The "Core" has 4-way execution vs. Hammer's 3-way (and thus 96 vs. 72-entry reorder buffer - which is not a coincident since 72*4/3=96). However, it's shown in some texts that IPC of single-threaded programs rarely exceed 3, and thus AMD's 3-way is really an economic and sufficient choice, while Intel's is the "rich men's approach". One notable exception is floating-point programs, which could have IPC > 3. That probably is the rationale of K8L having wider FP units.
This is not a problem or even a point. He simply says that "3 units are enough most of the time on single-threaded apps". Actually, just a dumb thing to say as it has no bearing on anything. If 3 are efficient and sufficient enough, K8L wouldn't have 4
The micro-ops and macro-ops comparison is moot, because AFAIK there is no "macro-ops" in Hammer. Its description of AMD "K8" macro-ops is thus wrong: most simple x86 instructions are decoded to one or two *micro-ops* by K8 fastpath decoders, while the complicated ones are decoded by the microcode engine (to probably a variable number of micro-ops). In Hammer, even SSE instructions follow the fastpath.
That is not moot or wrong just because he doesn't like what it's called. The article was careful to point out what AMD themselves define as and call macro-ops. Maybe he doesn't like the phrase or it doesn't really suit it, but they are in fact called macro-ops. Maybe he needs to brush up:
http://www.amd.com/us-en/assets/content_type/white_papers_and_tech_docs/22054.pdf
The "smart" decoding also exists in Hammer, and can hardly be called an advantage of the Core.
Absolutely no where on that article does it say that smart decoding in and of itself is an advantage for Core. Quite the contrary, the very first line of the very first paragraph in that section says: "Similar to the K8 architecture, Core pre-decodes instructions that are fetched." The only thing remotely close to talking about advantage Core in that whole section is:
anand said:
So how do Intel's Core and AMD's Hammer compare when it comes to decoding? It is hard to say at the moment without access to Intel's optimization manuals. However, we can get a pretty good idea. In almost every situation, the Core architecture has the advantage. It can decode 4 x86 instructions per cycle, and sometimes 5 thanks to x86 fusion. AMD's Hammer can do only 3.
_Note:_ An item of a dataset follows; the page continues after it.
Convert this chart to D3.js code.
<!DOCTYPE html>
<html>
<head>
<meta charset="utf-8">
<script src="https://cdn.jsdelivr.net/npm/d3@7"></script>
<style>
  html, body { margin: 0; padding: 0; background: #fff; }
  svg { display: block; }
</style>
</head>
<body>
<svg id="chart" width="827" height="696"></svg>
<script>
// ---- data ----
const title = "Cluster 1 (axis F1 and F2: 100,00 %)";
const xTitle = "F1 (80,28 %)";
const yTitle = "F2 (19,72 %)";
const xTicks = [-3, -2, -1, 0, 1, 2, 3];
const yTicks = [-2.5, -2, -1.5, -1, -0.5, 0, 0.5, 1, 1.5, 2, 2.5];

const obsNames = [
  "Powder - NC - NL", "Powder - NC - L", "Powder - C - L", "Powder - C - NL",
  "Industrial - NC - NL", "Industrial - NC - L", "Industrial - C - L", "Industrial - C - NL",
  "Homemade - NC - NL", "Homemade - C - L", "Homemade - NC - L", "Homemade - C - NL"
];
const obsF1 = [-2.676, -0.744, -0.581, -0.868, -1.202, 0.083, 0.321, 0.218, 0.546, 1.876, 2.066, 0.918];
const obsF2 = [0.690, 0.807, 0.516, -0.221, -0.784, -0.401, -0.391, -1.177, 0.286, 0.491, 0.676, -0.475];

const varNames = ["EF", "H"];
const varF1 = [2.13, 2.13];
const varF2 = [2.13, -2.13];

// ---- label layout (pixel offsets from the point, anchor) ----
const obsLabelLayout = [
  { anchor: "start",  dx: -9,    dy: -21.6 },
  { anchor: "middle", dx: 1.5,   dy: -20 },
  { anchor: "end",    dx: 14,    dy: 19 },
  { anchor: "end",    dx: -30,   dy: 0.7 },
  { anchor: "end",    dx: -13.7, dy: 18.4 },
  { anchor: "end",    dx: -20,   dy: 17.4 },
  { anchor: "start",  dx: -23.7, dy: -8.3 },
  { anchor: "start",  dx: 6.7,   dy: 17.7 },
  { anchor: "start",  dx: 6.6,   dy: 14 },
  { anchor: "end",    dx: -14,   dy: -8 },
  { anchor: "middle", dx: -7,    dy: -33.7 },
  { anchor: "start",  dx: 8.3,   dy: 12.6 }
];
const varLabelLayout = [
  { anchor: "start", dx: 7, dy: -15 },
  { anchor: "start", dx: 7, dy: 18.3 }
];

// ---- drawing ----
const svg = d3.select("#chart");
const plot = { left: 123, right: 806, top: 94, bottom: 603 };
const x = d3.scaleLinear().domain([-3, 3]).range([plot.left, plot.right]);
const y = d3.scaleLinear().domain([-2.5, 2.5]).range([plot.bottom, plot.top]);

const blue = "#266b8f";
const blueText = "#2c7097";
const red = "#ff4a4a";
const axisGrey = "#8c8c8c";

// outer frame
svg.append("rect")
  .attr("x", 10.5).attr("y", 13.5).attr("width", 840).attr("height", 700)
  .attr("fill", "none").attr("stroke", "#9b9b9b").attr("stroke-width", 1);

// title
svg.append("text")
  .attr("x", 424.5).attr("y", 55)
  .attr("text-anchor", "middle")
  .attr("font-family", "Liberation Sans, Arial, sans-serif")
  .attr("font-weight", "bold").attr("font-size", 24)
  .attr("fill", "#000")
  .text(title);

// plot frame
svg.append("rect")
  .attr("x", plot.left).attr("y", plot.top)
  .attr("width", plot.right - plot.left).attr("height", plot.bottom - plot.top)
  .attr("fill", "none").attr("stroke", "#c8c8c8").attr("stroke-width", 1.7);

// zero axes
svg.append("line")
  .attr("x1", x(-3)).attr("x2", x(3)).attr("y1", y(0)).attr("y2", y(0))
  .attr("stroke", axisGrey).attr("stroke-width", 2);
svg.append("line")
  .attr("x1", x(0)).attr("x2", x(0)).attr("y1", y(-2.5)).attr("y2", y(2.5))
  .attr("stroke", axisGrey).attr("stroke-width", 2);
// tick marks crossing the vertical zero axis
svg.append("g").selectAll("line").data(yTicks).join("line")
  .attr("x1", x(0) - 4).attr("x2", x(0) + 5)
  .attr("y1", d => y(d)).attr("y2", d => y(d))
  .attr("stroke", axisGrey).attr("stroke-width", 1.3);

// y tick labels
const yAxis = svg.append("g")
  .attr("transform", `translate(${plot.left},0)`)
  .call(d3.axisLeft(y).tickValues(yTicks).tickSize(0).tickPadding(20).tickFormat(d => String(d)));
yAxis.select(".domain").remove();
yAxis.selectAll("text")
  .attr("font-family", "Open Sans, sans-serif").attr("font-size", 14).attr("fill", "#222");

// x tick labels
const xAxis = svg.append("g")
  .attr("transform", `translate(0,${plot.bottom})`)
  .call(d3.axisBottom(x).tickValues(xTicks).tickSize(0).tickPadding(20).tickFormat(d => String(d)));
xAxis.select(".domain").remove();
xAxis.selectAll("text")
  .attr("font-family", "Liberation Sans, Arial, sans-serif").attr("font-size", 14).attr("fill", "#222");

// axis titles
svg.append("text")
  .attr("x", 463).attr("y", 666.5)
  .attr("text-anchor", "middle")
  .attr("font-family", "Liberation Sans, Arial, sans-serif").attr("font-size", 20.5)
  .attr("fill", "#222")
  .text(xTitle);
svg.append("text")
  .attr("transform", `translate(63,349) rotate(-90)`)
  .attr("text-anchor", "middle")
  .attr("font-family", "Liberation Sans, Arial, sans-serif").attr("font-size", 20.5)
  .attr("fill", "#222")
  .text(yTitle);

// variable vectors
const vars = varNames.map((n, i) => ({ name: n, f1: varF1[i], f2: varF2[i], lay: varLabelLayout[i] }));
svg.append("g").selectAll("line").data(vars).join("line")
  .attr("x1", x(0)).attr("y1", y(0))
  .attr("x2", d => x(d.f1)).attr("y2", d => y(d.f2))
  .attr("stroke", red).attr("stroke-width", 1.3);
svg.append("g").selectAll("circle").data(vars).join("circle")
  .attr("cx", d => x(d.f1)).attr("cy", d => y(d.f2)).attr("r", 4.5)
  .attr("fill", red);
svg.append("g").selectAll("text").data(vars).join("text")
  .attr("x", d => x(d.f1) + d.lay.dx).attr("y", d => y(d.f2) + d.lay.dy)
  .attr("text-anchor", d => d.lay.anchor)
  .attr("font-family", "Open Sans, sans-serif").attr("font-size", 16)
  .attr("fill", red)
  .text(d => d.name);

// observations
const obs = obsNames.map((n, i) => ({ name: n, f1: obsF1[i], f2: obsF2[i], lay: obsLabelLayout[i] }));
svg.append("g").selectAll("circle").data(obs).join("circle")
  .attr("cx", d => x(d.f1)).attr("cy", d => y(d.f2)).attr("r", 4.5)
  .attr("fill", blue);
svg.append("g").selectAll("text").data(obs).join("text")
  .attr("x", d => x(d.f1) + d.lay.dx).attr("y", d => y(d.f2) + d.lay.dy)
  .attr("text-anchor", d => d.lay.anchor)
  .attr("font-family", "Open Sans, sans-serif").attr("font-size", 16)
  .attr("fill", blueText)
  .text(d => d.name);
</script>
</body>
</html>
The comparison of load/store is also wrong. AMD Opteron CAN return load results out-of-order to the execution units; this is relatively easy, anyway. Opteron also can forward store results to dependent loads (store buffer forwarding). Intel Core's prediction logic is probably more sophisticated on memory address disambiguation and prediction, though.
Again, no where does it say that the AMD can't do OOO. The load/store I am not sure, but one thing I noticed quickly was that all of a sudden he's talking about Opteron, which is mentioned (again) no where in the entire article. The article pretty specifically is talking about Athlon64 consistently. I don't know how he made that jump or if the Opteron/Athlon use the same or similar arch, but he needs to be careful interchanging products like that if he wants to use them as a base to contradict what someone else is talking about.
Suffice it to say, as much as he knows or sounds like he knows, there's nothing there that remotely proves anything in the article is "incorrect info", particularly about Core, and most of it, he his flat out wrong likely from misunderstanding/misinterpreting what was written.